◆ Material provided ◆
#####
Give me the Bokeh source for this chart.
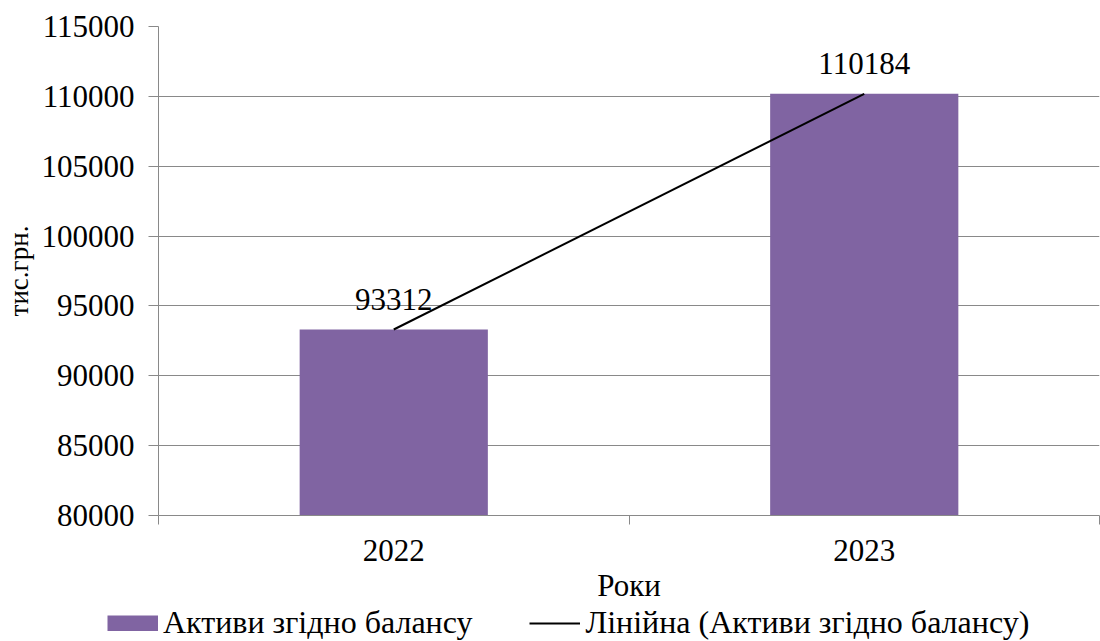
import numpy as np
from bokeh.plotting import figure
from bokeh.layouts import column
from bokeh.models import (Range1d, FixedTicker, Legend, LegendItem)
from bokeh.core.properties import value
from bokeh.embed import file_html
from bokeh.resources import INLINE

# ---- data ----
years = ["2022", "2023"]
assets = [93312, 110184]
y_ticks = [80000, 85000, 90000, 95000, 100000, 105000, 110000, 115000]
series_name = "Активи згідно балансу"
trend_name = "Лінійна (Активи згідно балансу)"
x_title = "Роки"
y_title = "тис.грн."

FONT = "'Liberation Serif', 'Times New Roman', serif"
BAR = "#8064A2"
GRID = "#898989"

n = len(years)
xs = [i + 0.5 for i in range(n)]
y0, y1 = y_ticks[0], y_ticks[-1]

p = figure(width=1100, height=605, output_backend="svg", toolbar_location=None,
           x_range=Range1d(0, n), y_range=Range1d(y0, y1),
           min_border_left=158, min_border_right=1, min_border_top=26,
           min_border_bottom=88)
p.frame_align = False
p.outline_line_color = None
p.background_fill_color = "white"
p.border_fill_color = "white"

bars = p.vbar(x=xs, top=assets, bottom=y0, width=0.4, fill_color=BAR, line_color=None)

# linear trend line (least squares)
coef = np.polyfit(xs, assets, 1)
trend = list(np.polyval(coef, xs))
tl = p.line(xs, trend, line_color="black", line_width=2)

# value labels
p.text(x=xs, y=assets, text=[str(v) for v in assets], text_align="center",
       text_baseline="alphabetic", y_offset=-30, text_font=value(FONT),
       text_font_size="31px", text_color="black")

# y axis
ya = p.yaxis[0]
ya.ticker = FixedTicker(ticks=y_ticks, minor_ticks=[])
ya.major_tick_out = 10
ya.major_tick_in = 0
ya.axis_line_color = GRID
ya.major_tick_line_color = GRID
ya.major_label_text_font = FONT
ya.major_label_text_font_size = "31px"
ya.major_label_text_color = "black"
ya.major_label_standoff = 14
ya.axis_label = y_title
ya.axis_label_text_font = FONT
ya.axis_label_text_font_size = "27px"
ya.axis_label_text_font_style = "normal"
ya.axis_label_text_color = "black"
ya.axis_label_standoff = 5
ya.formatter.use_scientific = False

# x axis: labels at centres, ticks at category boundaries
xa = p.xaxis[0]
xa.ticker = FixedTicker(ticks=xs, minor_ticks=list(range(n + 1)))
xa.major_label_overrides = {x: y for x, y in zip(xs, years)}
xa.major_tick_out = 0
xa.major_tick_in = 0
xa.minor_tick_out = 9
xa.minor_tick_in = 0
xa.minor_tick_line_color = GRID
xa.axis_line_color = GRID
xa.major_label_text_font = FONT
xa.major_label_text_font_size = "31px"
xa.major_label_text_color = "black"
xa.major_label_standoff = 15
xa.axis_label = x_title
xa.axis_label_text_font = FONT
xa.axis_label_text_font_size = "31px"
xa.axis_label_text_font_style = "normal"
xa.axis_label_text_color = "black"
xa.axis_label_standoff = 4

p.xgrid.grid_line_color = None
p.ygrid.ticker = FixedTicker(ticks=y_ticks)
p.ygrid.grid_line_color = GRID
p.ygrid.grid_line_width = 1

# legend strip (separate figure so it can extend left of the plot frame)
lg = figure(width=1100, height=36, output_backend="svg", toolbar_location=None,
            x_axis_type=None, y_axis_type=None,
            x_range=Range1d(0, 1), y_range=Range1d(0, 1),
            min_border_left=0, min_border_right=0, min_border_top=0,
            min_border_bottom=0)
lg.frame_align = False
lg.outline_line_color = None
lg.grid.visible = False
# proxy renderers: same data, far outside this strip's (0..1) ranges, so only
# their legend glyphs are visible
proxy_bar = lg.line(x=xs, y=assets, line_color=BAR, line_width=16, line_cap="butt")
proxy_line = lg.line(x=xs, y=trend, line_color="black", line_width=2)
legend = Legend(items=[LegendItem(label=series_name, renderers=[proxy_bar]),
                       LegendItem(label=trend_name, renderers=[proxy_line])],
                orientation="horizontal", location=(107, 0),
                glyph_width=51, glyph_height=16, label_standoff=5, spacing=57,
                padding=0, margin=0, border_line_alpha=0, background_fill_alpha=0,
                label_text_font=FONT, label_text_font_size="32px",
                label_text_color="black")
lg.add_layout(legend, "center")

layout = column(p, lg, spacing=0)
open("out.html", "w").write(file_html(layout, INLINE))
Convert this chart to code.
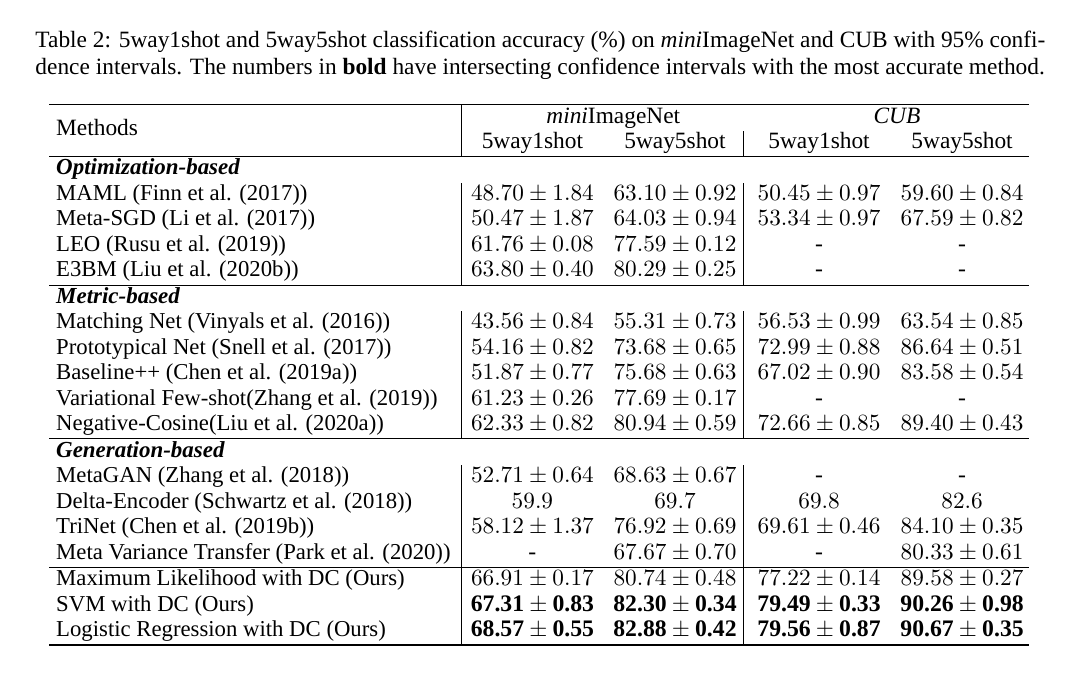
\documentclass[border=0pt]{standalone}
\usepackage{pgfplots}
\pgfplotsset{compat=1.18}
\usepackage{array}
\usepackage{fontspec}
\setmainfont{Liberation Serif}
\newcommand{\n}[2]{$#1\pm#2$}
\newcommand{\bb}[2]{$\textbf{#1}\pm\textbf{#2}$}
\newcommand{\hd}[1]{{\fontsize{11}{12}\selectfont #1}}
\newcommand{\grp}[1]{\multicolumn{5}{@{\hspace{3.3pt}}l}{\fontsize{10.8}{12}\selectfont\textbf{\textit{#1}}}}
\newcolumntype{D}{>{\fontsize{11.15}{12}\selectfont}w{c}{58.8pt}}
\begin{document}
\begin{tikzpicture}
\useasboundingbox (0,0) rectangle (508.24pt,316.24pt);
\node[anchor=base west,inner sep=0pt] at (16.5pt,294.1pt) {\parbox[t]{475.3pt}{\fontsize{11}{12.7}\selectfont
Table 2: 5way1shot and 5way5shot classification accuracy (\%) on \textit{mini}ImageNet and CUB with 95\% confi-\linebreak dence intervals. The numbers in \textbf{bold} have intersecting confidence intervals with the most accurate method.}};
\node[anchor=north,inner sep=0pt] at (253.6pt,267.7pt) {\fontsize{10.7}{12}\selectfont
\begin{tabular}{@{\hspace{3.3pt}}>{\raggedright\arraybackslash}p{190.4pt}@{}|@{\hspace{3.9pt}}D@{\hspace{8.3pt}}D@{\hspace{2.5pt}}|@{\hspace{6.1pt}}D@{\hspace{8.5pt}}D@{\hspace{1.9pt}}}
\noalign{\hrule height 0.8pt}
\raisebox{-6pt}[0pt][0pt]{\hd{Methods}} & \multicolumn{2}{c}{\hd{\textit{mini}ImageNet}} & \multicolumn{2}{c@{\hspace{1.9pt}}}{\hd{\textit{CUB}}}\\
 & \hd{5way1shot} & \hd{5way5shot} & \hd{5way1shot} & \hd{5way5shot}\\
\hline
\grp{Optimization-based}\\
MAML (Finn et al. (2017)) & \n{48.70}{1.84} & \n{63.10}{0.92} & \n{50.45}{0.97} & \n{59.60}{0.84}\\
Meta-SGD (Li et al. (2017)) & \n{50.47}{1.87} & \n{64.03}{0.94} & \n{53.34}{0.97} & \n{67.59}{0.82}\\
LEO (Rusu et al. (2019)) & \n{61.76}{0.08} & \n{77.59}{0.12} & - & -\\
E3BM (Liu et al. (2020b)) & \n{63.80}{0.40} & \n{80.29}{0.25} & - & -\\
\hline
\grp{Metric-based}\\
Matching Net (Vinyals et al. (2016)) & \n{43.56}{0.84} & \n{55.31}{0.73} & \n{56.53}{0.99} & \n{63.54}{0.85}\\
Prototypical Net (Snell et al. (2017)) & \n{54.16}{0.82} & \n{73.68}{0.65} & \n{72.99}{0.88} & \n{86.64}{0.51}\\
Baseline++ (Chen et al. (2019a)) & \n{51.87}{0.77} & \n{75.68}{0.63} & \n{67.02}{0.90} & \n{83.58}{0.54}\\
Variational Few-shot(Zhang et al. (2019)) & \n{61.23}{0.26} & \n{77.69}{0.17} & - & -\\
Negative-Cosine(Liu et al. (2020a)) & \n{62.33}{0.82} & \n{80.94}{0.59} & \n{72.66}{0.85} & \n{89.40}{0.43}\\
\hline
\grp{Generation-based}\\
MetaGAN (Zhang et al. (2018)) & \n{52.71}{0.64} & \n{68.63}{0.67} & - & -\\
Delta-Encoder (Schwartz et al. (2018)) & $59.9$ & $69.7$ & $69.8$ & $82.6$\\
TriNet (Chen et al. (2019b)) & \n{58.12}{1.37} & \n{76.92}{0.69} & \n{69.61}{0.46} & \n{84.10}{0.35}\\
Meta Variance Transfer (Park et al. (2020)) & - & \n{67.67}{0.70} & - & \n{80.33}{0.61}\\
\hline
Maximum Likelihood with DC (Ours) & \n{66.91}{0.17} & \n{80.74}{0.48} & \n{77.22}{0.14} & \n{89.58}{0.27}\\
SVM with DC (Ours) & \bb{67.31}{0.83} & \bb{82.30}{0.34} & \bb{79.49}{0.33} & \bb{90.26}{0.98}\\
Logistic Regression with DC (Ours) & \bb{68.57}{0.55} & \bb{82.88}{0.42} & \bb{79.56}{0.87} & \bb{90.67}{0.35}\\
\noalign{\hrule height 0.8pt}
\end{tabular}};
\end{tikzpicture}
\end{document}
#####
◆ Task details ◆
Restate the material word for word from its first line through the line containing "y0, y1 = y_ticks[0], y_ticks[-1]", both included; the pictures do not belong in it.

◆ Solution below ◆
Give me the Bokeh source for this chart.
import numpy as np
from bokeh.plotting import figure
from bokeh.layouts import column
from bokeh.models import (Range1d, FixedTicker, Legend, LegendItem)
from bokeh.core.properties import value
from bokeh.embed import file_html
from bokeh.resources import INLINE

# ---- data ----
years = ["2022", "2023"]
assets = [93312, 110184]
y_ticks = [80000, 85000, 90000, 95000, 100000, 105000, 110000, 115000]
series_name = "Активи згідно балансу"
trend_name = "Лінійна (Активи згідно балансу)"
x_title = "Роки"
y_title = "тис.грн."

FONT = "'Liberation Serif', 'Times New Roman', serif"
BAR = "#8064A2"
GRID = "#898989"

n = len(years)
xs = [i + 0.5 for i in range(n)]
y0, y1 = y_ticks[0], y_ticks[-1]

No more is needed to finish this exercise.